COLUMBUS, Ohio -- The Ohio Supreme Court on Thursday upheld the conviction and death sentence of a Cleveland man who killed 11 women and hid the remains in and around his home.
The court's 5-2 ruling rejected arguments that attorneys for Anthony Sowell wasted time challenging evidence against him and should have focused instead on sparing him from capital punishment.
The court also rejected a request for a new, open court hearing to challenge the admissibility of Sowell's hourslong police interrogation.
At issue was a 2010 hearing during which a Cleveland judge closed the courtroom while he heard arguments for and against allowing the videotaped interrogation, which lasted for more than 11 hours.

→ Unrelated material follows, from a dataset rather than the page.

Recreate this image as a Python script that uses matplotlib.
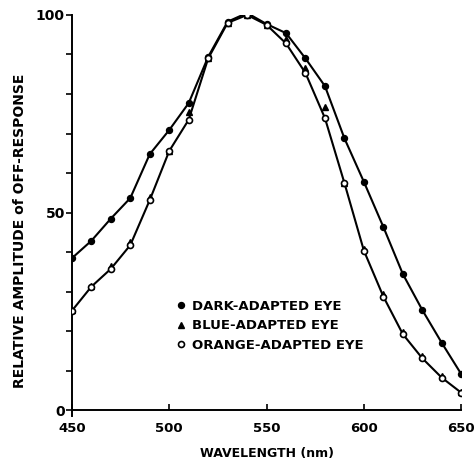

The judge ultimately allowed its use, and most of it was played during Sowell's trial.
The judge identified an overriding interest that supported closing that hearing, Justice Terrence O'Donnell said.
As a result, "the trial court did not abuse its discretion in ordering the limited closure of the courtroom," O'Donnell said.
Justice William O'Neill and Chief Justice Maureen O'Connor dissented, saying a new hearing should be held.
In "a criminal-justice system governed by the rule of law, a serial murderer's trial is subject to the same constitutional protections as the trial of a low-level thief," O'Neill wrote.
Sowell, 57, was indicted in 2009 and convicted and sentenced in 2011. Jurors found Sowell guilty of killing 11 women from June 2007 to July 2009. Police found their mostly nude bodies throughout his home after a woman escaped and said she had been raped in the house.
Despite the ruling, an execution is years away. Sowell could still appeal through the federal courts.
Killers like Sowell are the reason Ohio has a death penalty, said Christopher Schroeder, head of Cuyahoga County's capital punishment division.
"Nothing less than the death penalty would ever be an appropriate sentence in this case," Schroeder said.
While Ohio plans three executions next year, it hasn't said if it has enough drugs for additional executions. Two dozen men are on the state's death row.
New lawyers for Sowell, who spent seven years as a U.S. Marine, argued a better strategy would have been to concede Sowell's overwhelming guilt and push for life without parole based on his background, including a chaotic childhood.
Sowell's trial attorneys "repeatedly directed the jurors' attention to gruesome and painfully damning evidence," according to a 2012 court filing by attorneys Jeffrey Gamso and Erika Cunliffe.
As a result, the trial attorneys looked desperate and jurors were likely irritated that it dragged out the trial, the filing said.
A message was left with Gamso on Thursday seeking comment.
Prosecutors disagreed, saying nothing in the law prevented Sowell from making such arguments.
Prosecutors say Sowell's victims were recovering or current drug addicts and most died of strangulation. Some had been decapitated, and the bodies of others were so badly decomposed that coroners couldn't say with certainty how they died.
In interviews with police, Sowell said he targeted women who reminded him of his ex-girlfriend, who had been addicted to crack and left him shortly before the killings began.